I’m also not discounting a satellite, but for a point source of light at night, it can be almost impossible to judge how fast it is going. All you know is its angular speed, but not how far away it is, so its linear speed could be almost anything. And even more than that, you’re essentially just looking at a 2D projection of its movement, which can lead to all sorts of mistaken impressions about an object’s speed and direction. Gut feel can easily be totally wrong at night.

BTW, here is a good web page with a lot of info about observing satellites:


It has quite a bit of info on when they are and are not visible, including the effect of the earth’s shadow depending on your location and the satellite’s orbital inclination.

peas on earth


So it seems to me that if it’s dark here, it’s dark up there too. Especially late at night. The ones I saw late at night I think went from west to east, horizon to horizon. I think they were at about 11:00PM Standard Time.

No doubt you’ve heard of the ‘White Nights.’ During summer, north of 60 degrees latitude, the Sun dips just below the horizon, but the sky never quite gets dark.

Orbiting satellites are easily above the Earth’s shadow until the Sun has set more than 25 degrees below your local horizon. If you live North of say, 40 degrees latitude, even the lower East-West orbits are above the Earth’s shadow all night long, since the sun never goes more than ~20 degrees below your local horizon.

I live in Florida (28 deg latitude) and during late June to early July, the ending ‘Window’ for viewing sats (in easily viewed ‘naked eye’ orbits) runs until 11:30 PM.

I’d like to thank UndeadDude for posting the link earlier. If anyone is interested in downloading a shareware program for predicting the passage of visible satellite passes (and plotting their path among the stars, among other features). I’ve written just such a program “Satellite Hunting”. You can find it at http://stephen.fathom.org/sathunt.html (as mentioned in my sig). You can also find descriptions and graphics explaining many of the principles involved in visible satellite observing, as well as links to related sites such as the Visual Satellite Observer’s Homepage and the SeeSatL email list. Happy Hunting!

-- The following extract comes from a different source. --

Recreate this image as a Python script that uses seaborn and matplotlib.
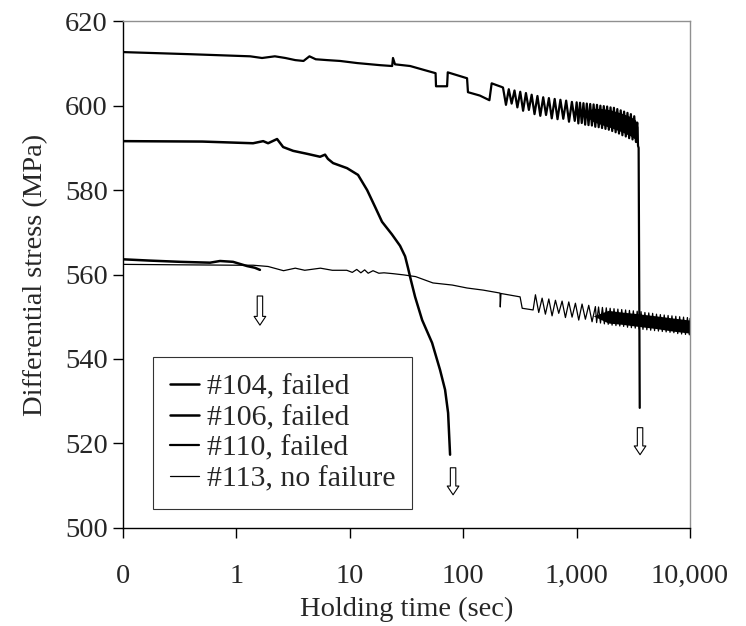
import matplotlib
matplotlib.use("Agg")
import matplotlib.pyplot as plt
import seaborn as sns

# holding time (s) and differential stress (MPa)
t104 = [0.1, 0.17, 0.32, 0.585, 0.716, 0.933, 1.24, 1.45, 1.61]
s104 = [563.6, 563.3, 563.0, 562.8, 563.2, 563.0, 562.0, 561.6, 561.1]

t106 = [0.1, 0.5, 1.40, 1.72, 1.90, 2.28, 2.58, 3.16, 4.19, 5.46, 6.04, 6.4,
        7.11, 9.44, 11.8, 14.2, 16.7, 19.2, 23.5, 27.7, 30.7, 32.6, 34.5,
        37.6, 43.4, 53.1, 62.4, 69.1, 73.5, 76.5]
s106 = [591.6, 591.5, 591.1, 591.6, 591.1, 592.1, 590.2, 589.3, 588.6, 587.9,
        588.4, 587.4, 586.4, 585.2, 583.6, 580.0, 576.0, 572.5, 569.5, 566.8,
        564.3, 561.5, 558.7, 554.7, 549.2, 543.8, 537.4, 532.7, 527.2, 517.3]

t110 = [0.1, 0.39, 1.32, 1.68, 2.18, 2.7, 3.3, 3.9, 4.4, 5.0, 6.3, 8.2, 11.6,
        18.5, 23.6, 24.0, 25.0, 34, 46, 57, 57.5, 72, 73, 108, 110, 140, 170,
        178, 200, 215,
        224, 238, 252, 267, 283, 300, 318, 337, 357, 379, 401, 425, 451, 478,
        507, 537, 569, 603, 640, 678, 719, 762, 808, 856, 908, 962,
        1000, 1035, 1071, 1109, 1148, 1188, 1229, 1272, 1317, 1363, 1411,
        1460, 1511, 1564, 1619, 1675, 1734, 1795, 1857, 1922, 1990, 2059,
        2131, 2206, 2283, 2363, 2446, 2531, 2620, 2712, 2806, 2904, 3006,
        3111, 3220, 3333, 3420, 3476, 3520, 3600]
s110 = [612.7, 612.2, 611.7, 611.3, 611.7, 611.3, 610.8, 610.6, 611.7, 611.0,
        610.8, 610.6, 610.1, 609.6, 609.4, 611.3, 609.8, 609.4, 608.4, 607.7,
        604.6, 604.6, 607.9, 606.5, 603.2, 602.4, 601.3, 605.3, 604.8, 604.5,
        604.3, 600.2, 603.9, 600.5, 603.6, 599.6, 603.3, 598.8, 603.0, 599.0,
        602.6, 598.0, 602.3, 597.6, 602.0, 597.8, 601.8, 597.0, 601.6, 596.8,
        601.4, 596.9, 601.2, 596.2, 600.9, 596.4,
        600.8, 595.8, 600.7, 595.9, 600.6, 595.5, 600.5, 595.4, 600.4, 595.3,
        600.3, 595.0, 600.2, 594.9, 600.0, 594.7, 599.9, 594.5, 599.8, 594.3,
        599.6, 594.0, 599.5, 593.7, 599.2, 593.4, 598.9, 593.0, 598.6, 592.7,
        598.3, 592.3, 598.0, 592.0, 597.5, 591.4, 596.0, 590.5, 590.0, 528.4]

t113 = [0.1, 0.3, 1.0, 1.4, 1.9, 2.6, 3.3, 4.0, 5.5, 7.0, 9.4, 10.5, 11.5,
        12.5, 13.5, 14.5, 16, 18, 20, 24, 30, 38, 54, 80, 108, 150, 211, 212,
        215, 317, 331, 413,
        433, 463, 496, 530, 568, 607, 650, 695, 744, 796, 852, 911, 975,
        1043, 1116, 1194, 1278, 1367, 1463,
        1500, 1560, 1622, 1687, 1755, 1825, 1898, 1974, 2053, 2135, 2220,
        2309, 2401, 2497, 2597, 2701, 2809, 2921, 3038, 3160, 3286, 3418,
        3554, 3696, 3844, 3998, 4158, 4324, 4497, 4677, 4864, 5059, 5261,
        5471, 5690, 5918, 6154, 6401, 6657, 6923, 7200, 7488, 7787, 8099,
        8423, 8760, 9110, 9474, 9853, 10000]
s113 = [562.4, 562.3, 562.2, 562.2, 561.9, 560.9, 561.5, 561.0, 561.5, 561.0,
        561.0, 560.5, 561.2, 560.4, 561.1, 560.3, 560.9, 560.3, 560.4, 560.2,
        559.9, 559.5, 558.0, 557.5, 556.8, 556.3, 555.6, 552.3, 555.5, 554.7,
        552.0, 551.6,
        555.2, 551.0, 554.4, 550.6, 554.2, 550.2, 553.9, 550.8, 553.7, 549.8,
        553.5, 549.9, 553.2, 549.2, 553.0, 549.4, 552.7, 548.8, 552.4,
        548.6, 552.3, 548.5, 552.2, 548.3, 552.1, 548.2, 552.0, 548.0, 551.9,
        547.9, 551.8, 547.8, 551.7, 547.7, 551.6, 547.5, 551.5, 547.4, 551.4,
        547.3, 551.3, 547.1, 551.2, 547.0, 551.0, 546.9, 550.9, 546.8, 550.8,
        546.7, 550.6, 546.6, 550.5, 546.5, 550.4, 546.4, 550.3, 546.3, 550.2,
        546.2, 550.1, 546.0, 550.0, 545.9, 549.9, 545.8, 549.8, 545.7, 549.6]

# solid parts of the noise bands (where the trace is drawn black)
band110_t = [1100, 1400, 1700, 2000, 2500, 3000, 3300, 3476]
band110_hi = [598.3, 599.4, 599.3, 599.0, 598.2, 597.4, 596.6, 595.0]
band110_lo = [598.3, 596.2, 595.4, 594.8, 593.8, 592.8, 592.0, 591.0]
band113_t = [1400, 1900, 2500, 3500, 5000, 7000, 10000]
band113_hi = [550.2, 551.5, 551.1, 550.7, 550.2, 549.7, 549.2]
band113_lo = [550.2, 548.5, 548.2, 547.7, 547.2, 546.6, 546.1]

labels = ["#104, failed", "#106, failed", "#110, failed", "#113, no failure"]

# failure markers (hollow arrows)
arrow_t = [1.61, 81.3, 3623]
arrow_top = [554.9, 514.2, 523.7]
arrow_bottom = [548.0, 507.8, 517.3]

xticks = [0.1, 1, 10, 100, 1000, 10000]
xticklabels = ["0", "1", "10", "100", "1,000", "10,000"]
yticks = [500, 520, 540, 560, 580, 600, 620]

sns.set_style("ticks")
plt.rcParams["font.family"] = ["Liberation Serif", "DejaVu Serif"]
plt.rcParams["font.size"] = 20.5

fig, ax = plt.subplots(figsize=(7.46, 6.26), dpi=100)
fig.subplots_adjust(left=0.165, right=0.925, bottom=0.157, top=0.966)

series = [(t104, s104, 1.8), (t106, s106, 1.8), (t110, s110, 1.6), (t113, s113, 0.9)]
for (t, s, lw), lab in zip(series, labels):
    sns.lineplot(x=t, y=s, ax=ax, color="black", lw=lw, sort=False,
                 estimator=None, label=lab)

ax.fill_between(band110_t, band110_lo, band110_hi, color="black", lw=0)
ax.fill_between(band113_t, band113_lo, band113_hi, color="black", lw=0)

for t, top, bot in zip(arrow_t, arrow_top, arrow_bottom):
    ax.annotate("", xy=(t, bot), xytext=(t, top),
                arrowprops=dict(arrowstyle="simple,head_length=0.45,head_width=0.6,tail_width=0.28",
                                fc="white", ec="black", lw=0.8, mutation_scale=14,
                                shrinkA=0, shrinkB=0))

ax.set_xscale("log")
ax.set_xlim(0.1, 10000)
ax.set_ylim(500, 620)
ax.set_xticks(xticks)
ax.set_xticklabels(xticklabels)
ax.xaxis.set_minor_locator(matplotlib.ticker.NullLocator())
ax.set_yticks(yticks)
ax.tick_params(axis="both", direction="out", length=7, width=1, color="black")
ax.tick_params(axis="x", pad=19)
ax.tick_params(axis="y", pad=4)

for side in ["top", "right"]:
    ax.spines[side].set_color("#909090")
    ax.spines[side].set_linewidth(1)
for side in ["left", "bottom"]:
    ax.spines[side].set_color("black")
    ax.spines[side].set_linewidth(1)

ax.set_xlabel("Holding time (sec)", labelpad=6)
ax.set_ylabel("Differential stress (MPa)", labelpad=12)

leg = ax.legend(loc="lower left", bbox_to_anchor=(0.053, 0.037), borderaxespad=0,
                frameon=True, fancybox=False, handlelength=1.0, handletextpad=0.25,
                labelspacing=0.13, borderpad=0.55, fontsize=21.5)
leg.get_frame().set_edgecolor("black")
leg.get_frame().set_linewidth(0.8)

plt.savefig("out.png", dpi=100)
plt.close()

Am downloading sathunt111, boy this has become rather technical, I hope I can comprehend. Why can’t things be simple? Or is that another topic?

I tried to keep it as simple as possible. IMHO, it is easier to get started with than any similar software that came before (most of which is DOS based and requires careful editing of (often cryptic) control files). If you have any questions, try the online help, or feel free to email me.

Satellite Hunting 1.1.0 visible satellite pass prediction shareware available for download at

For just about everything you might want to know about major stuff still in earth orbit (including Vanguard 2 and some used rocket boosters), try


Ya got yer sighting calculations, ya got yer ground tracks, ya got yer satellite information, ya got yer real-time 3D display of the satellites’ positions in space.
Nickrz: was it actually Telstar you saw, or was it Echo? I remember seeing Echo many times in the early 60’s.

When I first came across the above site, I checked out possible views for the brighter objects and found they were only visible two or three hours before dawn. Remembering Echo nearly overhead before midnight, I looked for info on it. I finally found the info on a Japanese space program page. As I recall from there, the Echo satellites (there were two) had orbits between 1000 and 2000 km high. The current bright objects are under 500 km, so they are more likely to be in the earth’s shadow than Echo was.